2 − 24 February 2019
Louisa Anne Meredith
Louisa Meredith was a naturalist and illustrator, and the first woman to be elected as an Honorary Member of the Royal Society of Tasmania in 1881.
She was born Louisa Anne Twamley in Birmingham, England. In 1839 she married her cousin, Charles Meredith, and immigrated to Australia. They stayed in New South Wales for a short time before moving to Tasmania in 1840. For most of her life Louisa Meredith lived on properties around Swansea on Tasmania’s East coast.
She published at least twelve books, including poetry, fiction and biographical accounts of her life in Australia, as well as studies of local flora and fauna, including Some of My Bush Friends in Tasmania (1860) which contained full-colour plates printed by the new chromolithography process, and Tasmanian Friends and Foes, Feathered, Furred and Finned (1880).
Meredith was an active member of the Royal Society of Tasmania and a number of her natural history illustrations were presented at Royal Society meetings.
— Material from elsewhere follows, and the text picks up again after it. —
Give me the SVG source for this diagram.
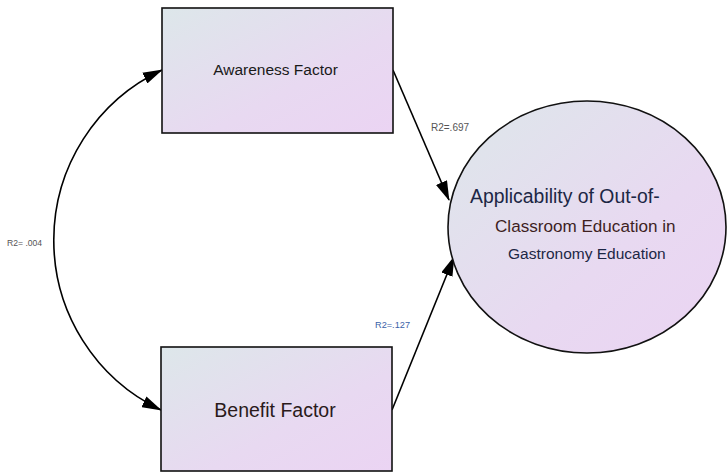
<svg xmlns="http://www.w3.org/2000/svg" width="728" height="473" viewBox="0 0 728 473">
  <style>
    .box { stroke: #111; stroke-width: 1.6; }
    .link { fill: none; stroke: #000; stroke-width: 1.6; }
    .lbl { font-family: "Liberation Sans", Arial, sans-serif; }
  </style>
  <defs>
    <linearGradient id="fillGrad" x1="0" y1="0" x2="1" y2="1">
      <stop offset="0" stop-color="#dde7ea"/>
      <stop offset="0.6" stop-color="#e8d9f1"/>
      <stop offset="1" stop-color="#ebd4f3"/>
    </linearGradient>
    <marker id="arrow" viewBox="0 0 20 12" refX="19" refY="6" markerWidth="20" markerHeight="12" markerUnits="userSpaceOnUse" orient="auto-start-reverse">
      <path d="M0,0 L20,6 L0,12 Z" fill="#000"/>
    </marker>
  </defs>

  <!-- connectors -->
  <g id="connectors">
    <path class="link" d="M162,70 A188,188 0 0 0 161,410" marker-start="url(#arrow)" marker-end="url(#arrow)"/>
    <line class="link" x1="393" y1="70" x2="449" y2="200" marker-end="url(#arrow)"/>
    <line class="link" x1="392" y1="410" x2="454" y2="257" marker-end="url(#arrow)"/>
    <text class="lbl" x="7" y="246" font-size="8.6" fill="#555">R2= .004</text>
    <text class="lbl" x="431" y="131" font-size="10" fill="#555">R2=.697</text>
    <text class="lbl" x="375" y="328" font-size="9.2" fill="#3b62a8">R2=.127</text>
  </g>

  <!-- Awareness Factor -->
  <g id="awareness">
    <rect class="box" x="162" y="8" width="231" height="125" fill="url(#fillGrad)"/>
    <text class="lbl" x="275.5" y="75" font-size="15.5" fill="#1a1a1a" text-anchor="middle">Awareness Factor</text>
  </g>

  <!-- Benefit Factor -->
  <g id="benefit">
    <rect class="box" x="161" y="347" width="231" height="124" fill="url(#fillGrad)"/>
    <text class="lbl" x="275" y="417" font-size="19.5" fill="#2a1a1a" text-anchor="middle">Benefit Factor</text>
  </g>

  <!-- Applicability outcome -->
  <g id="applicability">
    <ellipse class="box" cx="587" cy="227" rx="139" ry="126" fill="url(#fillGrad)"/>
    <text class="lbl" x="470" y="203" font-size="19.4" fill="#1c2745">Applicability of Out-of-</text>
    <text class="lbl" x="495" y="232" font-size="17.1" fill="#3e1f1f">Classroom Education in</text>
    <text class="lbl" x="508" y="259" font-size="15.5" fill="#1c2745">Gastronomy Education</text>
  </g>
</svg>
She was joint founder of the first Tasmanian branch of the Society for the Prevention of Cruelty to Animals. As a passionate conservationist, she influenced her husband, who was a Member of the Tasmanian Legislative Council, to legislate for the preservation of native wildlife. In 1884 the Tasmanian government awarded her a pension for her ‘distinguished literary and artistic services’.
Louisa died in Collingwood, Victoria, at the age of eighty-three.